If you use the Ambari Move Namenode Wizard to move a Hadoop namenode, the Wizard does not automatically update the HAWQ configuration to reflect the change. This leaves HAWQ in an non-functional state, and will cause HAWQ service checks to fail with an error similar to:


2017-04-19 21:22:59,138 - SQL command executed failed: export PGPORT=5432 && source
/usr/local/hawq/greenplum_path.sh && psql -d template1 -c \\\\\"CREATE  TABLE
ambari_hawq_test (col1 int) DISTRIBUTED RANDOMLY;\\\\\"
Returncode: 1
Stdout:
Stderr: Warning: Permanently added 'ip-10-32-36-168.ore1.vpc.pivotal.io,10.32.36.168'
(RSA) to the list of known hosts.
WARNING:  could not remove relation directory 16385/1/18366: Input/output error
CONTEXT:  Dropping file-system object -- Relation Directory: '16385/1/18366'
ERROR:  could not create relation directory
hdfs://ip-10-32-36-168.ore1.vpc.pivotal.io:8020/hawq_default/16385/1/18366: Input/output error

2016-04-19 21:22:59,139 - SERVICE CHECK FAILED: HAWQ was not able to write and query from a table 2016-04-19 21:23:02,608 - ** FAILURE **: Service check failed 1 of 3 checks stdout: /var/lib/ambari-agent/data/output-281.txt

To work around this problem, perform one of the following procedures after you complete the Move Namenode Wizard.

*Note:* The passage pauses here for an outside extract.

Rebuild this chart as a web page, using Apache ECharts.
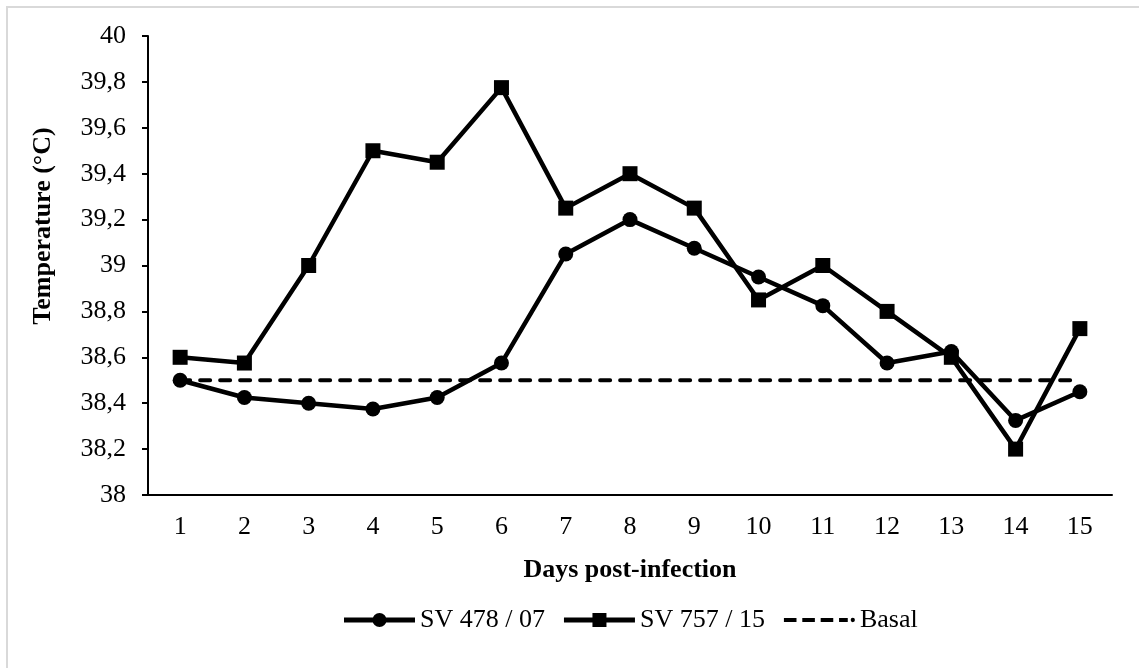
<!DOCTYPE html>
<html>
<head>
<meta charset="utf-8">
<script src="https://cdn.jsdelivr.net/npm/echarts@6/dist/echarts.min.js"></script>
<style>
  html, body { margin: 0; padding: 0; background: #fff; }
  #chart { width: 1139px; height: 668px; }
  #frame {
    position: absolute; left: 6px; top: 6px; width: 1200px; height: 700px;
    border-left: 2px solid #d9d9d9; border-top: 2px solid #d9d9d9;
    pointer-events: none;
  }
</style>
</head>
<body>
<div id="chart"></div>
<div id="frame"></div>
<script>
const days = ['1', '2', '3', '4', '5', '6', '7', '8', '9', '10', '11', '12', '13', '14', '15'];
const sv478 = [38.5, 38.425, 38.4, 38.375, 38.425, 38.575, 39.05, 39.2, 39.075, 38.95, 38.825, 38.575, 38.625, 38.325, 38.45];
const sv757 = [38.6, 38.575, 39.0, 39.5, 39.45, 39.775, 39.25, 39.4, 39.25, 38.85, 39.0, 38.8, 38.6, 38.2, 38.725];
const basal = [38.5, 38.5, 38.5, 38.5, 38.5, 38.5, 38.5, 38.5, 38.5, 38.5, 38.5, 38.5, 38.5, 38.5, 38.5];

const font = "'Liberation Serif', 'Times New Roman', serif";

// legend icons: thick line with marker, dashed line with a dot
const iconCircle = 'path://M0,5.5H71V10.5H0Z M28.5,8a7,7 0 1,1 14,0a7,7 0 1,1 -14,0Z';
const iconSquare = 'path://M0,5.5H71V10.5H0Z M28.5,1H42.5V15H28.5Z';
const iconDash = 'path://M0,6H13V10H0Z M19,6H32V10H19Z M38,6H51V10H38Z M57,6H66V10H57Z M69,8a2.2,2.2 0 1,1 4.4,0a2.2,2.2 0 1,1 -4.4,0Z';

const chart = echarts.init(document.getElementById('chart'));
chart.setOption({
  backgroundColor: '#fff',
  animation: false,
  textStyle: { fontFamily: font, color: '#000' },
  grid: { left: 148, right: 27, top: 36, bottom: 173 },
  legend: {
    top: 602,
    left: 339,
    itemWidth: 71,
    itemHeight: 16,
    itemGap: 19,
    textStyle: { fontFamily: font, fontSize: 26, color: '#000' },
    data: [
      { name: 'SV 478 / 07', icon: iconCircle },
      { name: 'SV 757 / 15', icon: iconSquare },
      { name: 'Basal', icon: iconDash },
    ],
  },
  xAxis: {
    type: 'category',
    data: days,
    boundaryGap: true,
    name: 'Days post-infection',
    nameLocation: 'middle',
    nameGap: 62,
    nameTextStyle: { fontFamily: font, fontSize: 26, fontWeight: 'bold', color: '#000' },
    axisLine: { lineStyle: { color: '#000', width: 2 } },
    axisTick: { length: 7, lineStyle: { color: '#000', width: 2 } },
    axisLabel: { fontFamily: font, fontSize: 26, color: '#000', margin: 19 },
  },
  yAxis: {
    type: 'value',
    min: 38,
    max: 40,
    interval: 0.2,
    splitLine: { show: false },
    axisLine: { show: true, lineStyle: { color: '#000', width: 2 } },
    axisTick: { show: true, length: 6, lineStyle: { color: '#000', width: 2 } },
    axisLabel: {
      fontFamily: font, fontSize: 26, color: '#000', margin: 22,
      formatter: (v) => String(+v.toFixed(1)).replace('.', ','),
    },
  },
  graphic: [
    {
      type: 'text',
      rotation: Math.PI / 2,
      x: 43, y: 226,
      style: {
        text: 'Temperature (°C)',
        font: "bold 26px " + font,
        fill: '#000',
        align: 'center',
        verticalAlign: 'middle',
      },
    },
  ],
  series: [
    {
      name: 'SV 478 / 07',
      type: 'line',
      data: sv478,
      symbol: 'circle',
      symbolSize: 15,
      lineStyle: { color: '#000', width: 4.5 },
      itemStyle: { color: '#000' },
      z: 3,
    },
    {
      name: 'SV 757 / 15',
      type: 'line',
      data: sv757,
      symbol: 'rect',
      symbolSize: 15,
      lineStyle: { color: '#000', width: 4.5 },
      itemStyle: { color: '#000' },
      z: 3,
    },
    {
      name: 'Basal',
      type: 'line',
      data: basal,
      symbol: 'none',
      lineStyle: { color: '#000', width: 4, type: [10, 10], cap: 'round' },
      itemStyle: { color: '#000' },
      z: 2,
    },
  ],
});
</script>
</body>
</html>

Workaround for Non-HA NameNode Clusters:
  1. Perform an HDFS service check to ensure that HDFS is running properly after you moved the NameNode.
  2. Use the Ambari config.sh utility to update hawq_dfs_url to the new NameNode address. See the Modify configurations on the Ambari Wiki for more information. For example:

    $ cd /var/lib/ambari-server/resources/scripts/
    $ ./configs.sh set {ambari_server_host} {clustername} hawq-site
    $ hawq_dfs_url {new_namenode_address}:{port}/hawq_default
    
  3. Restart the HAWQ configuration to apply the configuration change.

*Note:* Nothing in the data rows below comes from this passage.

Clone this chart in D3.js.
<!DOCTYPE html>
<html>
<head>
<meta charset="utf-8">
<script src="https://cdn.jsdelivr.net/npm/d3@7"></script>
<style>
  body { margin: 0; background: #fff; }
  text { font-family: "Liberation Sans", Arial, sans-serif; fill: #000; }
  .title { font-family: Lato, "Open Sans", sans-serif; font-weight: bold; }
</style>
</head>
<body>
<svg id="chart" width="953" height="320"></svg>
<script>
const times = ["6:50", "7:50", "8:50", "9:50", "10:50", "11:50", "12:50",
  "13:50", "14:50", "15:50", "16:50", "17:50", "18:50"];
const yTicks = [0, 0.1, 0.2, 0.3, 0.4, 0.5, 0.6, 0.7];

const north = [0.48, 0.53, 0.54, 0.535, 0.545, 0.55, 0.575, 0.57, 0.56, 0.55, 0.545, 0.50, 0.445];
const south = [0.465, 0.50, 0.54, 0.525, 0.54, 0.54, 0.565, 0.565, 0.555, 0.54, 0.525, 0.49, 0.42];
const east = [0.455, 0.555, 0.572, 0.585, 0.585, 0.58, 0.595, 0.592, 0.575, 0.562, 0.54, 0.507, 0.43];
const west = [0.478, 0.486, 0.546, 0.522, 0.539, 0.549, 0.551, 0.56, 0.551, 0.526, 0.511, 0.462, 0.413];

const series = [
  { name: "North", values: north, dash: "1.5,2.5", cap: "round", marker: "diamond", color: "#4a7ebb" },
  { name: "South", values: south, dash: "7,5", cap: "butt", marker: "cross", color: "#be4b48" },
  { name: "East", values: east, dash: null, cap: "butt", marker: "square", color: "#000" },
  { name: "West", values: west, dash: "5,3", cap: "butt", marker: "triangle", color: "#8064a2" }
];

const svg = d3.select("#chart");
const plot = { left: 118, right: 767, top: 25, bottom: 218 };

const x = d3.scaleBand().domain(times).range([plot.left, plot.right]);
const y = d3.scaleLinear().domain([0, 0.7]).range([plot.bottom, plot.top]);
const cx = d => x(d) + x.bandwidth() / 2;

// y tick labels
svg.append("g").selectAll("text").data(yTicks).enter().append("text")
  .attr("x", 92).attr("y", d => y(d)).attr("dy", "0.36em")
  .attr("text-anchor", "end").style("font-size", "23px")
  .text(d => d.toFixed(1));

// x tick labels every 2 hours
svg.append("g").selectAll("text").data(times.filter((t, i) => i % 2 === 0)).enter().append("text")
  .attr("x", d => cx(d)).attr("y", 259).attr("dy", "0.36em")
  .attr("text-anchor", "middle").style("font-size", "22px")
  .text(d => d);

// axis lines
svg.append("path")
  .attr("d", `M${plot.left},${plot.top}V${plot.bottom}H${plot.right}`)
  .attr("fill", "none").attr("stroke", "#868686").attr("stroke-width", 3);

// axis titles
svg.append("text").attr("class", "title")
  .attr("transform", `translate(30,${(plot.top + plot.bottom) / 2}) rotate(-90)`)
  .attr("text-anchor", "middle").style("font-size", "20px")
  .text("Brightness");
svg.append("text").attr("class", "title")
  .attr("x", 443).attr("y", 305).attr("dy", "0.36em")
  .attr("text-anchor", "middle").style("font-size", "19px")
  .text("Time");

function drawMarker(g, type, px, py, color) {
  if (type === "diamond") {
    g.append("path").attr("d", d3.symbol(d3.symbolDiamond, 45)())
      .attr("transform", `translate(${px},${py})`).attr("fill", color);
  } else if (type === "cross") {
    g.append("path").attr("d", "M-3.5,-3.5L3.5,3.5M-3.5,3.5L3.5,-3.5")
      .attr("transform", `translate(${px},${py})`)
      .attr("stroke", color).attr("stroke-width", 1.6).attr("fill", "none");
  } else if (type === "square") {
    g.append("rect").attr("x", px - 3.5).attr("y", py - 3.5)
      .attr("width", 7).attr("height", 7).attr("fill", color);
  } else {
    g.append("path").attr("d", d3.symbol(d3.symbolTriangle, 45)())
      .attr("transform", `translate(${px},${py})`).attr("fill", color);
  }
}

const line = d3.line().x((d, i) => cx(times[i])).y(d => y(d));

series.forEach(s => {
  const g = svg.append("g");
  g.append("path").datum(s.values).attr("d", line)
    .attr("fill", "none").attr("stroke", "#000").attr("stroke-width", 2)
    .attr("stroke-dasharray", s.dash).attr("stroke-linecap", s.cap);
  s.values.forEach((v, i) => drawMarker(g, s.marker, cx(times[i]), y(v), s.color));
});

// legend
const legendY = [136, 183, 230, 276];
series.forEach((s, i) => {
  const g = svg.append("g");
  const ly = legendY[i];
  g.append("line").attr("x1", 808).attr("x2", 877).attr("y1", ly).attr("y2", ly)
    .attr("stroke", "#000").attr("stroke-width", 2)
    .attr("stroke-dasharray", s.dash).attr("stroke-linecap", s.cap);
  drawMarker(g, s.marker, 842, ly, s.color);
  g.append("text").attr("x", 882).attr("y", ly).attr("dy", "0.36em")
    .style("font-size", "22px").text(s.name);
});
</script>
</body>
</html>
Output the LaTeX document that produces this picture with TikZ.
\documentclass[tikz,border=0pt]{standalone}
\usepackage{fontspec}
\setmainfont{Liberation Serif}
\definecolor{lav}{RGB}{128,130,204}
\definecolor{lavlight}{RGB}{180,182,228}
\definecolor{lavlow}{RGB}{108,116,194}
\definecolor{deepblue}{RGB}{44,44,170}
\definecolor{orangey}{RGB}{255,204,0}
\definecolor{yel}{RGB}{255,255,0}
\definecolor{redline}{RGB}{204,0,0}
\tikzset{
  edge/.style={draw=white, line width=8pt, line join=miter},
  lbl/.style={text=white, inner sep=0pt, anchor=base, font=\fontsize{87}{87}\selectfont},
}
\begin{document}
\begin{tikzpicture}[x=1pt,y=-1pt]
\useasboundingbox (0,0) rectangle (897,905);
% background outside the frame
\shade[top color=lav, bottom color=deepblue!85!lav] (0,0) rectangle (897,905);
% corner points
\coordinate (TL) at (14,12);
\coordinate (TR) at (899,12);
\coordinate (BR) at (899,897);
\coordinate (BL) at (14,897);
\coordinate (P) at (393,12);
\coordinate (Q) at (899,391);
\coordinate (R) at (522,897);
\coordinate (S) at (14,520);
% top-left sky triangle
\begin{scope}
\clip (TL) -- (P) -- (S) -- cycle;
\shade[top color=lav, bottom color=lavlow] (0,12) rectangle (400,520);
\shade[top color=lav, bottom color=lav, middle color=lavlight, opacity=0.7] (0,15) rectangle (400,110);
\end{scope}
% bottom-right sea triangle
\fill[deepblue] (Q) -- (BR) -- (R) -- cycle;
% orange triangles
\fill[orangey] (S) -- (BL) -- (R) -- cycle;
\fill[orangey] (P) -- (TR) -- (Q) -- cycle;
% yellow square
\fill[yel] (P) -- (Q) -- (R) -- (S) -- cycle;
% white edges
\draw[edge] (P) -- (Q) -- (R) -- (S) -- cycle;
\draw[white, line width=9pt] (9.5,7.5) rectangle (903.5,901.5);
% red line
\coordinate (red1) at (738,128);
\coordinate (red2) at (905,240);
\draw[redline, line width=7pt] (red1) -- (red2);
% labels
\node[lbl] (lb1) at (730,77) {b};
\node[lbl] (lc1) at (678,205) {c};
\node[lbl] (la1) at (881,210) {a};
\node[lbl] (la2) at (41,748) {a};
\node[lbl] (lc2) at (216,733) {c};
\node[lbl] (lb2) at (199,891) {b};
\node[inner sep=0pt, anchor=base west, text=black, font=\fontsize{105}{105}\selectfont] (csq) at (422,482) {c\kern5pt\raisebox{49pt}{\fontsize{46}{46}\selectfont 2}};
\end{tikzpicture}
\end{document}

  4. Use ssh to log into a HAWQ node and run the checkpoint command:

    $ psql -d template1 -c "checkpoint"
    
  5. Stop the HAWQ service.

  6. The master data directory is identified in the $GPHOME/etc/hawq-site.xml file hawq_master_directory property value. Copy the master data directory to a backup location:

    $ export MDATA_DIR=/value/from/hawqsite
    $ cp -r $MDATA_DIR /catalog/backup/location
    
  7. Execute this query to display all available HAWQ filespaces:

  8. SELECT fsname, fsedbid, fselocation FROM pg_filespace AS sp,
    pg_filespace_entry AS entry, pg_filesystem AS fs WHERE sp.fsfsys = fs.oid
    AND fs.fsysname = 'hdfs' AND sp.oid = entry.fsefsoid ORDER BY
    entry.fsedbid;
    
          fsname | fsedbid | fselocation
    -------------+---------+------------------------------------------------
    cdbfast_fs_a | 0       | hdfs://hdfs-cluster/hawq//cdbfast_fs_a
    dfs_system   | 0       | hdfs://test5:9000/hawq/hawq-1459499690
    (2 rows)
    
  9. Execute the hawq filespace command on each filespace that was returned by the previous query. For example:

    $ hawq filespace --movefilespace dfs_system --location=hdfs://new_namenode:port/hawq/hawq-1459499690
    $ hawq filespace --movefilespace cdbfast_fs_a --location=hdfs://new_namenode:port/hawq//cdbfast_fs_a
    
  10. If your cluster uses a HAWQ standby master, reinitialize the standby master in Ambari using the Remove Standby Wizard followed by the Add Standby Wizard.

  11. Start the HAWQ Service.

  12. Run a HAWQ service check to ensure that all tests pass.

Workaround for HA NameNode Clusters:
  1. Perform an HDFS service check to ensure that HDFS is running properly after you moved the NameNode.
  2. Use Ambari to expand Custom hdfs-client in the HAWQ Configs tab, then update the dfs.namenode. properties to match the current NameNode configuration.
  3. Restart the HAWQ configuration to apply the configuration change.
  4. Run a HAWQ service check to ensure that all tests pass.